Friday, July 2, 2010

Cork Midsummer Arts Festival

June 29, 2010

For about two weeks each summer, Cork celebrates the best in music, theater, dance and performance during the Cork Midsummer Arts Festival. Every night, venues throughout the city host events in theaters that range from a small black box to those that are full sized performance spaces.

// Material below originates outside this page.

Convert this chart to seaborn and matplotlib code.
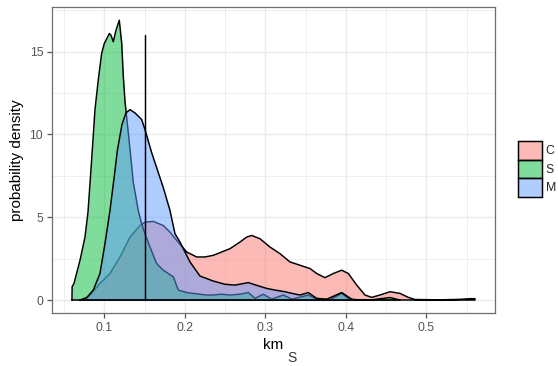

Last week, a group of us went to see “Showstopper!”, an improv musical. Improv requires talents that don’t come naturally to me, but it’s incredible – or showstopping – to watch those that are skilled in improv. The ten or so actors did not know what the show that evening would be about until it was actually happening. The narrator led the audience through choosing a setting – Egypt, various musical themes – Sweeney Todd, Grease, Chicago, and song names. What resulted was an hour-and-a-half on-the-spot musical complete with good versus bad, a love story, tension within a family, complicated characters, and more. Throughout, the narrator would freeze the scene to get more ideas or to give the actors specific directions (“He gives an emotional monologue that brings a tear to his own eye.”). At one point, when there were several characters and back stories, he made them do a rewind and fast forward scene. The actors, who played different characters in different scenes, swapped red and black hats and scarves while whirling across the stage. I could barely keep up with what was going on, so I don’t know how the cast did it! These are the best of the best in improv, and the program named prestigious theaters and programs in each bio. A musical probably has a model that you can tweak as you go, and these actors had mastered it. Over the weekend, the Festival also featured a 26-hour soap opera drama with recaps at the beginning of each 2-hour segment. I can’t even imagine how actors from around the world prepare for such a marathon event, or how they all know what is happening in each subplot. I think it’s something that JMU’s New & Improv’d should try out?!

The second show that most of us went to was “FML.” All of us have visited the popular website where people write blurbs about an instance where their life was messed up or embarrassing. The program advertised the show as the story of 15 teenagers in Cork and how they deal with their day-to-day lives, from the happy to the sad. But the show ended up as something that I didn’t expect at all, and I left the theater depressed. It began with a classical overture playing as all the teens sat beneath the stage lights slouched in chairs or perched on chairs. They were acting throughout the show, but it wasn’t a show in a traditional sense with plot and setting. They took turns at the mics at the front of the stage telling stories or having conversations with one another. The most powerful scene was when one of the girls, Lydia, was standing at the mic alone. She stuttered and couldn’t get through her story, so one of the boys stood beside her. He at first whispered things in her ear to prompt her, but since she repeated anything he said, he soon said inappropriate things that the audience then laughed at. But to me, it wasn’t funny; it was heartbreaking to see him take advantage of Lydia. After he left, she started screaming into the mic with a thumping bass behind her: “U-G-L-Y. You ain’t got no alibi. You ugly. Yeah, yeah, you ugly.” It felt as if she was never going to stop, and her voice grew louder and more pained with each refrain, until one of the girls came to lead her away. Other stories throughout the show were more lighthearted, such as the petite gay boy who idolized Lady Gaga and showed off his own dance moves across the stage, but each scene was tied together with a theme: Life as a teenager is hard, and too many think it’s too hard and end life abruptly. One of those was Lydia. It was hard to watch the raw emotion on the stage, and throughout the show you grow to see the teens as real teens (which is why they received a standing ovation for their incredible talents). That boy could be someone in your high school class, and that girl could be your neighbor. Seeing their agony and struggles was almost too much, and it makes you think about what is going on in the lives of your peers and friends. What else is there within?